System map of Wisconsin Central's trackage in 1998
|Headquarters||Fond Du Lac, Wisconsin|
|Locale||Wisconsin, Upper Peninsula of Michigan, Illinois, Minnesota, Ontario|
|Dates of operation||1987–2001 (Standalone company) 2001-Present (As parent company CN subsidiary Wisconsin Central Ltd.)|
|Track gauge||4 ft 8 1⁄2 in (1,435 mm) standard gauge|
|Length||2,850 mi (4,590 km)|
Wisconsin Central Ltd. (reporting mark WC) is a railroad subsidiary of Canadian National. At one time, its parent Wisconsin Central Transportation Corporation owned or operated railroads in the United States, Canada (Algoma Central Railway), the United Kingdom (English Welsh & Scottish), New Zealand (Tranz Rail), and Australia (Australian Transport Network).
Wisconsin Central Ltd. (WC) started in US in the mid-1980s using most of the original Wisconsin Central Railway's rights of way and some former Milwaukee Road rights of way after the Soo Line Railroad acquired the Wisconsin, Illinois, Indiana, Missouri and Minnesota holdings of the bankrupt Milwaukee Road and divested its older railway trackage in Wisconsin. In 1993 the Wisconsin Central also acquired the Green Bay and Western Railroad and the Fox River Valley Railroad.
In 1995, Wisconsin Central acquired the 322-mile (518 km) Canadian Algoma Central Railway whose tracks ran north of Sault Saint Marie to Hearst, Ontario. The Algoma Central runs a popular tourist passenger train through the Agawa Canyon and Agawa Canyon Wilderness Park near Lake Superior Provincial Park.
In 2001, the Wisconsin Central was purchased by Canadian National. Along with the former Illinois Central Railroad, the former Wisconsin Central became part of Canadian National's United States holdings and its property integrated into the CN system.

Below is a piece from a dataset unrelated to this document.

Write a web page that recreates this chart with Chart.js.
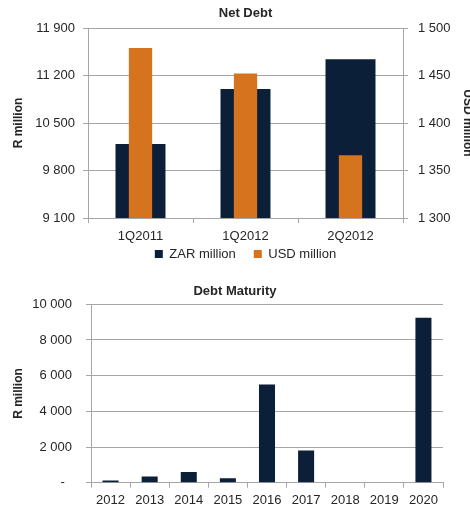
<!DOCTYPE html>
<html>
<head>
<meta charset="utf-8">
<script src="https://cdn.jsdelivr.net/npm/chart.js@4.4.1/dist/chart.umd.min.js"></script>
<style>
  body { margin: 0; background: #ffffff; }
  #wrap { position: relative; width: 470px; height: 508px; overflow: hidden; }
  canvas { position: absolute; left: 0; }
  #netDebt { top: 0; }
  #maturity { top: 262px; }
</style>
</head>
<body>
<div id="wrap">
  <canvas id="netDebt" width="470" height="284"></canvas>
  <canvas id="maturity" width="470" height="246"></canvas>
</div>
<script>
// Net debt by quarter
const quarters = ['1Q2011', '1Q2012', '2Q2012'];
const zarNetDebt = [10190, 11000, 11440];
const usdNetDebt = [1479, 1452, 1366];

// Debt maturity profile
const years = ['2012', '2013', '2014', '2015', '2016', '2017', '2018', '2019', '2020'];
const maturities = [120, 350, 600, 250, 5500, 1800, 0, 0, 9250];

const NAVY = '#0b1f38';
const ORANGE = '#d5731f';
const GRID = '#a6a6a6';

Chart.defaults.font.family = "'Liberation Sans', Arial, sans-serif";
Chart.defaults.font.size = 13;
Chart.defaults.color = '#262626';
Chart.defaults.animation = false;

// thousands with a space, e.g. 11 900
function spaced(v) {
    return String(v).replace(/\B(?=(\d{3})+(?!\d))/g, ' ');
}

// pull the legend up closer to the category labels
const liftLegend = {
    id: 'liftLegend',
    afterLayout(chart, args, opts) {
        const lg = chart.legend;
        if (!lg) return;
        lg.top -= opts.by;
        lg.bottom -= opts.by;
    }
};

const axisTitleFont = { size: 12, weight: 'bold' };

new Chart(document.getElementById('netDebt'), {
    type: 'bar',
    plugins: [liftLegend],
    data: {
        labels: quarters,
        datasets: [
            {
                label: 'ZAR million',
                data: zarNetDebt,
                backgroundColor: NAVY,
                yAxisID: 'y',
                grouped: false,
                order: 1,
                categoryPercentage: 1,
                barPercentage: 0.476
            },
            {
                label: 'USD million',
                data: usdNetDebt,
                backgroundColor: ORANGE,
                yAxisID: 'y1',
                grouped: false,
                order: 0,
                categoryPercentage: 1,
                barPercentage: 0.222
            }
        ]
    },
    options: {
        responsive: false,
        devicePixelRatio: 1,
        layout: { padding: 0 },
        plugins: {
            title: {
                display: true,
                text: 'Net Debt',
                fullSize: false,
                font: { size: 13, weight: 'bold' },
                padding: { top: 6, bottom: 6.4 }
            },
            legend: {
                position: 'bottom',
                fullSize: false,
                labels: {
                    boxWidth: 8,
                    boxHeight: 8,
                    padding: 18,
                    sort: (a, b) => a.datasetIndex - b.datasetIndex
                }
            },
            liftLegend: { by: 13.5 },
            tooltip: { enabled: false }
        },
        scales: {
            x: {
                grid: { offset: true, drawOnChartArea: false, tickLength: 5, color: GRID },
                border: { color: GRID },
                ticks: { padding: 6 },
                afterFit: s => { s.height = 25; }
            },
            y: {
                position: 'left',
                min: 9100,
                max: 11900,
                ticks: { stepSize: 700, padding: 8, callback: v => spaced(v) },
                grid: { color: GRID, tickLength: 5 },
                border: { color: GRID },
                title: { display: true, text: 'R million', font: axisTitleFont, padding: { top: 11, bottom: 0 } },
                afterFit: s => { s.width = 88; }
            },
            y1: {
                position: 'right',
                min: 1300,
                max: 1500,
                ticks: { stepSize: 50, padding: 10, callback: v => spaced(v) },
                grid: { drawOnChartArea: false, color: GRID, tickLength: 5 },
                border: { color: GRID },
                title: { display: true, text: 'USD million', font: axisTitleFont, padding: { top: -5, bottom: 0 } },
                afterFit: s => { s.width = 67; }
            }
        }
    }
});

new Chart(document.getElementById('maturity'), {
    type: 'bar',
    data: {
        labels: years,
        datasets: [{
            label: 'R million',
            data: maturities,
            backgroundColor: NAVY,
            categoryPercentage: 1,
            barPercentage: 0.41
        }]
    },
    options: {
        responsive: false,
        devicePixelRatio: 1,
        layout: { padding: 0 },
        plugins: {
            title: {
                display: true,
                text: 'Debt Maturity',
                font: { size: 13, weight: 'bold' },
                padding: { top: 22, bottom: 4.7 }
            },
            legend: { display: false },
            tooltip: { enabled: false }
        },
        scales: {
            x: {
                grid: { offset: true, drawOnChartArea: false, tickLength: 5, color: GRID },
                border: { color: GRID },
                ticks: { padding: 5 },
                afterFit: s => { s.height = 25.3; }
            },
            y: {
                min: 0,
                max: 10000,
                ticks: { stepSize: 2000, padding: 14, callback: v => (v === 0 ? '-  ' : spaced(v)) },
                grid: { color: GRID, tickLength: 5 },
                border: { color: GRID },
                title: { display: true, text: 'R million', font: axisTitleFont, padding: { top: 11, bottom: 0 } },
                afterFit: s => { s.width = 91; }
            },
            // empty margin on the right, keeps the title centred on the canvas
            gutter: {
                type: 'linear',
                position: 'right',
                ticks: { display: false },
                grid: { display: false },
                border: { display: false },
                afterFit: s => { s.width = 27; }
            }
        }
    }
});
</script>
</body>
</html>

At the time of its sale to Canadian National, Wisconsin Central operated over 2,850 miles (4,590 km) of track in the Great Lakes region. The railroad extended from Chicago into and through Wisconsin to Minneapolis-Saint Paul and Duluth, Minnesota, to Sault Ste Marie, Michigan, and north (through the Algoma Central Railway) to Hearst, Ontario.